5月27日に実現したオバマ大統領の広島訪問が大きなニュースとなっていますが、広島、長崎の原爆投下から70年以上が経過した今日でも、核兵器は地球上から根絶されていません。メルマガ『ドクター徳田安春の最新健康医学』の著者である徳田安春さんは、核戦争の可能性は高まっていると語り、医師の観点から核戦争がもし起こってしまった場合どれほど恐ろしい結末をもたらすかを自身のメルマガで解説しています。
核全廃を求める医師たち
最近、米国医師会と世界医師会が相次いで、核兵器の全廃と禁止を求める文書を全ての国々を相手に提案しました。
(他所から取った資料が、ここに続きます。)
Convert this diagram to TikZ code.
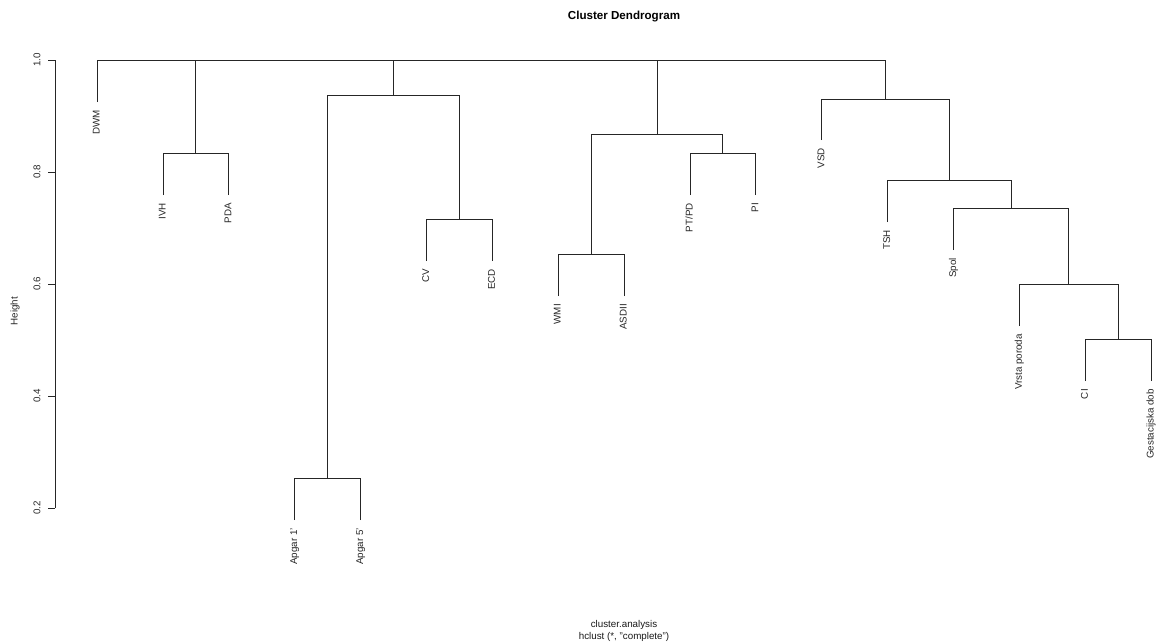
\documentclass[tikz,border=0pt]{standalone}
\usepackage{fontspec}
\setmainfont{Liberation Sans}
\begin{document}
\begin{tikzpicture}[x=1pt,y=-1pt,
  seg/.style={draw=black!85,line width=0.8pt},
  axisline/.style={draw=black!85,line width=0.8pt},
  leaflabel/.style={rotate=90,anchor=mid east,inner sep=0pt,font=\fontsize{9.8}{11}\selectfont,text=black!85},
  ticklabel/.style={rotate=90,anchor=center,inner sep=0pt,font=\fontsize{9.8}{11}\selectfont,text=black!85},
  plaintext/.style={inner sep=0pt,font=\fontsize{9.8}{11}\selectfont,text=black!90}]
\useasboundingbox (0,0) rectangle (1157,643);
% title and annotations
\node[inner sep=0pt,font=\bfseries\fontsize{11.6}{13}\selectfont] (title) at (624,17) {Cluster Dendrogram};
\node[plaintext] (xlab) at (624,625) {cluster.analysis};
\node[plaintext] (sub) at (624,636.5) {hclust (*, "complete")};
\node[ticklabel] (ylab) at (15,311) {Height};
% axis
\coordinate (ax0) at (55,60);
\coordinate (ax1) at (55,508);
\draw[axisline] (ax0) -- (ax1);
\foreach \yy/\lab [count=\i] in {60/1.0,172/0.8,284/0.6,396/0.4,508/0.2}{
  \coordinate (tk\i) at (55,\yy);
  \coordinate (tl\i) at (48,\yy);
  \draw[axisline] (tk\i) -- (tl\i);
  \node[ticklabel] (tlab\i) at (37,\yy) {\lab};
}
% leaves (end points)
\coordinate (DWM) at (97,102);
\coordinate (IVH) at (162.9,195);
\coordinate (PDA) at (228.75,195);
\coordinate (A1) at (294.6,520);
\coordinate (A5) at (360.5,520);
\coordinate (CV) at (426.4,261);
\coordinate (ECD) at (492.25,261);
\coordinate (WMI) at (558.1,296);
\coordinate (ASD) at (624,296);
\coordinate (PTPD) at (689.9,195);
\coordinate (PI) at (755.75,195);
\coordinate (VSD) at (821.6,140);
\coordinate (TSH) at (887.5,222);
\coordinate (Spol) at (953.4,250);
\coordinate (Vrsta) at (1019.25,326);
\coordinate (CI) at (1085.1,381);
\coordinate (Gest) at (1151,381);
% merges
\coordinate (nIP) at (195.8,153);
\coordinate (nA) at (327.55,478);
\coordinate (nC) at (459.3,219);
\coordinate (nBig) at (393.4,95);
\coordinate (nWA) at (591.05,254);
\coordinate (nPP) at (722.8,153);
\coordinate (nW) at (656.9,134);
\coordinate (nCG) at (1118.05,339);
\coordinate (nVr) at (1068.65,284);
\coordinate (nSp) at (1011,208);
\coordinate (nT) at (949.25,180);
\coordinate (nV) at (885.4,99);
\coordinate (root) at (491.2,60);
% connectors
\foreach \c/\p in {IVH/nIP,PDA/nIP,A1/nA,A5/nA,CV/nC,ECD/nC,nA/nBig,nC/nBig,
  WMI/nWA,ASD/nWA,PTPD/nPP,PI/nPP,nWA/nW,nPP/nW,
  CI/nCG,Gest/nCG,Vrsta/nVr,nCG/nVr,Spol/nSp,nVr/nSp,TSH/nT,nSp/nT,VSD/nV,nT/nV,
  DWM/root,nIP/root,nBig/root,nW/root,nV/root}{
  \draw[seg] (\c) |- (\p);
}
% labels
\foreach \c/\t in {DWM/DWM,IVH/IVH,PDA/PDA,A1/{Apgar 1'},A5/{Apgar 5'},CV/CV,ECD/ECD,
  WMI/WMI,ASD/ASDII,PTPD/{PT/PD},PI/PI,VSD/VSD,TSH/TSH,Spol/Spol,Vrsta/{Vrsta poroda},
  CI/CI,Gest/{Gestacijska dob}}{
  \node[leaflabel] (lab\c) at ([yshift=-8pt]\c) {\t};
}
\end{tikzpicture}
\end{document}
なぜ、医師の団体がこのような提案をするのでしょうか。それは、核戦争の医学的結末の「恐ろしさ」を科学的な正確さで知っているからです。
また、医師が行うべき医の倫理行動には、患者の健康を増進させるための診療活動がもちろん含まれていますが、あらゆる健康被害を最小限にするための患者や一般の人々、そして政治家の教育活動も含まれています。なぜ、いまこの時期なのでしょうか。それは、核戦争の可能性が現実味を帯びてきているからです。
70年前の広島・長崎への原爆投下の直後に広島を訪れた、マルセル・ジュノー(Marcel Junod)医師は、原爆で破壊された広島市を「手のひらのうえのようになにも残っていない」と世界に向けて報告しました。これが、医師による反核活動の始まりでした。
ノーベル平和賞を受けた核戦争防止のための国際医師団
米ソ核戦争の一歩手前の寸前まで来ていた1962年の「キューバ危機」の際、社会的責任のための医師団Physicians for Social Responsibility (PSR)が米国で結成され、核戦争で人間がどのような健康被害を受けるのかについて、初めて詳細な論文を発表しました。
その後、この様な活動を世界的に展開するために結成された、核戦争防止のための国際医師団International Physicians for the Prevention of Nuclear War (IPPNW)は、当時米国のレーガン大統領やソ連のゴルバチョフ大統領と面談し、核軍拡競争をただちに止めるように嘆願書を提出しました。
ゴルバチョフ大統領は、その後の回想録で、IPPNWとの面談は大きなインパクトがあり、その後の核軍縮政策導入を行うきっかけとなった、と述べています。この活動によって、1985年にIPPNWはノーベル平和賞を受賞しています。